I would double the batch minus the spices. It will dissipate in a larger batch. Then you can freeze two batches. Or just add a little bit of milk and another can or two of the tomato sauce/paste.
So we made a big batch of speghetti sauce last night in the slow cooker and it turned out really well but a tad too much chili peppers was added and even while eating it last night we thought it was too spicy. I know that the longer food sits the spicier it gets so before I freeze the leftovers I was wondering if there is anything that can be done to the batch to help calm it down.
Does anyone have a trick for this? My MIL said the only thing she knows of to combat spicyness is to add potatoes but that isnt really possible with speghetti sauce
Thanks in advance
I would double the batch minus the spices. It will dissipate in a larger batch. Then you can freeze two batches. Or just add a little bit of milk and another can or two of the tomato sauce/paste.
We usually add a bit of sugar to spicy stuff and that helps. Otherwise just make a small batch without peppers and then mix them together.
Try adding some tomatos or tomato paste and water. That might help to calm it down a bit. I would mark the containers for the freezer as spicy just in case.
** Sugar will take away the acidity not the spiciness. **
Fat and dairy will "cool" too much heat. Some tomato sauces like Bolognese contain milk, others contain butter. I would try adding one of those to a small amount of your sauce and see if that helps. Don't use skim milk here, whole would be best.
I would probably turn it into a creamy cheesy sauce by reheating it, then adding ricotta cheese, or maybe mozzarella or parmesan. Or both. Or all of the above! Alfredo would be good, too. Good luck! :-)
I add sugar or honey.
If it were me, I would get rid of some of it, take the rest and dilute it to kind of "spread out" the spiciness. Good luck!
I would just freeze it as is and when you heat it up add cream cheese. It will make like an orange sauce but really good!
Put it back into the pot and add a big can of chopped tomatoes and a big can of tomato sauce. Add 1 tablespoon each of oregano, basil, parsley, garlic, and two big tablespoons of sugar. That ought to do it. If it's still too spicy, just keep adding tomatos and sauce until it's palatable.

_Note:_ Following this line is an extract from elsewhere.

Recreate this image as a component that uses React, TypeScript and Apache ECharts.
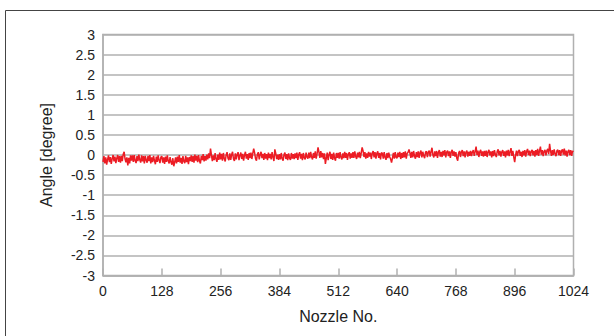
import React, { useEffect, useRef } from "react";
import * as echarts from "echarts";

// Nozzle numbers sampled every 2 nozzles, 0..1024
const nozzleStep = 2;
const xTicks = [0, 128, 256, 384, 512, 640, 768, 896, 1024];
const yTicks = [-3, -2.5, -2, -1.5, -1, -0.5, 0, 0.5, 1, 1.5, 2, 2.5, 3];

// Angle values [degree] (every 2 nozzles)
const a0 = [-0.17, -0.03, -0.21, -0.06, -0.24, -0.11, -0.01, -0.18, -0.05, -0.22, -0.09, 0.00, -0.16, -0.04, -0.20, -0.08];
const a1 = [0.00, -0.17, -0.03, -0.19, -0.02, -0.15, 0.02, 0.08, -0.10, -0.18, -0.06, -0.26, -0.07, -0.21, -0.01, -0.14];
const a2 = [-0.01, -0.17, 0.00, -0.14, -0.20, -0.03, -0.15, 0.01, -0.12, -0.19, -0.01, -0.16, -0.03, -0.21, -0.02, -0.13];
const a3 = [-0.19, -0.02, -0.15, 0.00, -0.21, -0.06, -0.18, -0.02, -0.14, -0.23, -0.04, -0.17, -0.01, -0.13, -0.20, -0.05];
const a4 = [-0.03, -0.19, -0.06, -0.22, -0.04, -0.17, -0.01, -0.15, -0.21, -0.05, -0.18, -0.24, -0.08, -0.28, -0.18, -0.06];
const a5 = [-0.21, -0.04, -0.17, 0.00, -0.19, -0.07, -0.22, -0.03, -0.16, -0.20, -0.02, -0.18, -0.06, -0.23, -0.05, -0.15];
const a6 = [-0.01, -0.17, -0.03, -0.19, 0.01, -0.14, -0.02, -0.18, 0.00, -0.15, -0.21, -0.02, -0.13, 0.02, -0.16, -0.03];
const a7 = [-0.14, 0.01, -0.11, 0.04, -0.08, 0.16, 0.00, -0.15, -0.01, -0.13, 0.05, -0.10, -0.17, 0.01, -0.12, 0.06];
const a8 = [-0.11, 0.03, -0.14, 0.05, -0.09, -0.16, 0.00, 0.07, -0.08, -0.13, 0.04, -0.12, 0.01, 0.08, -0.10, -0.15];
const a9 = [0.04, -0.11, 0.01, 0.07, -0.13, -0.01, 0.06, -0.10, 0.03, -0.14, 0.00, 0.08, -0.09, 0.02, -0.12, 0.05];
const a10 = [-0.08, 0.06, -0.10, 0.04, 0.16, 0.05, -0.09, -0.14, 0.02, 0.07, -0.11, 0.01, 0.08, -0.08, 0.03, -0.12];
const a11 = [0.05, -0.09, 0.02, -0.13, 0.06, -0.08, 0.03, -0.11, 0.07, -0.06, -0.15, 0.14, 0.04, -0.10, 0.01, -0.12];
const a12 = [0.02, -0.11, 0.05, -0.09, -0.14, 0.01, 0.06, -0.10, 0.02, -0.13, 0.04, -0.08, -0.12, 0.05, -0.09, 0.02];
const a13 = [-0.10, 0.04, -0.08, 0.06, -0.12, 0.01, 0.07, -0.09, 0.03, -0.13, 0.05, -0.07, -0.11, 0.06, -0.05, -0.09];
const a14 = [0.06, -0.08, 0.08, -0.05, -0.11, 0.05, -0.07, 0.09, -0.09, 0.04, 0.19, 0.07, -0.07, 0.10, -0.06, 0.05];
const a15 = [-0.10, 0.04, -0.22, -0.08, 0.06, -0.13, 0.01, 0.08, -0.10, 0.03, -0.12, 0.06, -0.08, -0.14, 0.05, -0.07];
const a16 = [0.05, -0.09, 0.07, -0.06, -0.11, 0.04, -0.08, 0.08, -0.07, 0.05, -0.12, 0.02, 0.07, -0.09, 0.04, -0.07];
const a17 = [0.07, -0.07, 0.09, -0.04, -0.10, 0.06, -0.06, 0.08, -0.08, 0.05, 0.19, 0.10, -0.05, 0.07, -0.09, 0.04];
const a18 = [-0.07, 0.08, -0.04, 0.06, -0.10, 0.05, 0.10, -0.06, 0.07, -0.09, 0.04, 0.09, -0.07, 0.05, -0.11, 0.06];
const a19 = [0.04, -0.09, 0.07, -0.06, -0.12, 0.05, -0.08, 0.06, -0.05, -0.10, -0.19, -0.07, 0.05, -0.09, 0.07, -0.06];
const a20 = [-0.08, 0.06, -0.05, 0.08, -0.10, 0.05, -0.07, 0.07, -0.06, 0.09, -0.09, 0.04, 0.07, 0.14, 0.05, -0.07];
const a21 = [0.08, -0.06, 0.10, -0.03, -0.09, 0.07, -0.05, 0.09, -0.07, 0.06, 0.11, -0.06, 0.08, -0.02, -0.08, 0.07];
const a22 = [0.09, -0.05, 0.07, 0.11, -0.04, 0.08, 0.18, 0.00, -0.06, 0.09, -0.03, 0.10, -0.07, 0.07, 0.12, -0.04];
const a23 = [0.08, -0.05, 0.10, -0.01, 0.12, -0.06, 0.07, 0.11, -0.03, 0.09, -0.07, 0.08, 0.13, -0.02, 0.09, -0.04];
const a24 = [0.07, -0.08, -0.14, 0.05, 0.10, -0.05, 0.08, 0.12, -0.03, 0.09, -0.06, 0.07, 0.11, -0.04, 0.08, -0.02];
const a25 = [0.10, -0.03, 0.08, 0.12, -0.02, 0.09, 0.21, 0.00, 0.11, -0.05, 0.08, 0.13, -0.02, 0.09, -0.04, 0.10];
const a26 = [-0.02, 0.11, -0.05, 0.08, 0.13, -0.01, 0.09, -0.06, 0.10, -0.03, 0.12, 0.01, -0.05, 0.09, 0.14, -0.01];
const a27 = [0.10, -0.04, 0.08, 0.12, -0.02, 0.09, -0.06, 0.11, -0.01, 0.13, -0.03, 0.08, 0.17, -0.02, 0.10, -0.05];
const a28 = [-0.18, 0.00, 0.11, -0.03, 0.09, 0.13, -0.02, 0.08, -0.05, 0.10, -0.01, 0.12, -0.04, 0.09, 0.15, 0.00];
const a29 = [0.11, -0.03, 0.09, 0.13, -0.01, 0.10, -0.04, 0.12, 0.00, 0.15, -0.02, 0.10, 0.21, 0.01, 0.12, -0.03];
const a30 = [0.09, 0.13, -0.01, 0.11, 0.15, 0.02, 0.28, 0.10, -0.02, 0.12, 0.00, 0.14, 0.03, -0.03, 0.11, 0.13];
const a31 = [0.00, 0.12, -0.02, 0.10, 0.14, 0.01, 0.16, -0.01, 0.11, -0.04, 0.09, 0.13, 0.00, 0.12, -0.02, 0.10];
const aLast = [0.08];

const angles = [
  ...a0, ...a1, ...a2, ...a3, ...a4, ...a5, ...a6, ...a7,
  ...a8, ...a9, ...a10, ...a11, ...a12, ...a13, ...a14, ...a15,
  ...a16, ...a17, ...a18, ...a19, ...a20, ...a21, ...a22, ...a23,
  ...a24, ...a25, ...a26, ...a27, ...a28, ...a29, ...a30, ...a31,
  ...aLast,
];

const FONT = "'Liberation Sans', Arial, sans-serif";

export default function App() {
  const ref = useRef<HTMLDivElement>(null);
  useEffect(() => {
    if (!ref.current) return;
    const chart = echarts.init(ref.current, null, { renderer: "svg" });
    const data = angles.map((v, i) => [i * nozzleStep, v]);
    chart.setOption({
      animation: false,
      backgroundColor: "#ffffff",
      textStyle: { fontFamily: FONT },
      graphic: [
        {
          type: "rect",
          shape: { x: 5.5, y: 10.5, width: 700, height: 400 },
          style: { fill: "none", stroke: "#444", lineWidth: 1 },
          silent: true,
        },
      ],
      grid: {
        left: 103,
        right: 40.5,
        top: 34.5,
        bottom: 60.5,
        show: true,
        borderColor: "#b0b0b0",
        borderWidth: 1.5,
        backgroundColor: "transparent",
      },
      xAxis: {
        type: "value",
        min: xTicks[0],
        max: xTicks[xTicks.length - 1],
        interval: 128,
        name: "Nozzle No.",
        nameLocation: "middle",
        nameGap: 33,
        nameTextStyle: { fontSize: 16, color: "#222", fontFamily: FONT },
        axisLine: { show: true, onZero: false, lineStyle: { color: "#b0b0b0", width: 1.5 } },
        axisTick: { show: true, inside: true, length: 7, lineStyle: { color: "#b0b0b0", width: 1.5 } },
        axisLabel: {
          fontSize: 14,
          color: "#222",
          margin: 8,
          fontFamily: FONT,
          formatter: (v: number) => String(v),
        },
        splitLine: { show: false },
      },
      yAxis: {
        type: "value",
        min: yTicks[0],
        max: yTicks[yTicks.length - 1],
        interval: 0.5,
        name: "Angle [degree]",
        nameLocation: "middle",
        nameGap: 49,
        nameTextStyle: { fontSize: 16, color: "#222", fontFamily: FONT },
        axisLine: { show: true, onZero: false, lineStyle: { color: "#b0b0b0", width: 1.5 } },
        axisTick: { show: false },
        axisLabel: { fontSize: 14, color: "#222", margin: 8, fontFamily: FONT, formatter: (v: number) => String(v) },
        splitLine: { show: true, lineStyle: { color: "#b0b0b0", width: 1.5 } },
      },
      series: [
        {
          type: "line",
          data,
          showSymbol: false,
          symbol: "none",
          lineStyle: { color: "#ec1c24", width: 1.5 },
        },
      ],
    });
    return () => chart.dispose();
  }, []);
  return <div ref={ref} style={{ width: 614, height: 336, position: "absolute", left: 0, top: 0 }} />;
}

Potatoes soak up salt, but it's unlikely they'll help with the spicy.
I heard somewhere that sugar can help calm it down.....
Well, im Italian and never heard of chili peppers in spaghetti sauce, but whatever floats your boat. Do you mean red pepper? I agree with adding more tomato sauce to calm down the spice, OR, put in cut up potatoes, cook for a few hours, then take the potatoes out. They will soak up some of the spices, like you MIL said.
Add some ricotta cheese to it. It will cool the spiciness.
I would try vinegar or something acidic. Chili peppers have capsaicin which makes them hot. Since capsaicin is alkaline, you could add something acidic to neutralize it. Good luck!!
Well, I'm not sure if it would help in your situation but my BIL puts just a teensy bit of brown sugar in his spaghetti sauce. Spaghetti sauce is too spicy for his sensitive stomach, but he loves spaghetti. So his doctor recommended adding a little brown sugar to it. It works for him, and it really doesn't taste that bad (And trust me, I'm a VERY picky eater). But I'm not sure if the brown sugar helps more with just calming his stomach or with the flavor as well.
Add a can or two of plain diced tomatoes (or the Italian style ones, or the garlic on onion ones) or some tomato sauce or tomato paste or a combination
Add more mushrooms and veggies
Add cheese
dairy is the only thing that combats the spice from peppers.
Use sour cream - you will turn it into a cream sauce.
OR - double the batch and don't spice the 2nd batch at all. Then freeze what you won't eat for next time.
i have heard my SIL say that she adds a tad bit of sugar when it is that way but i've never tried it myself!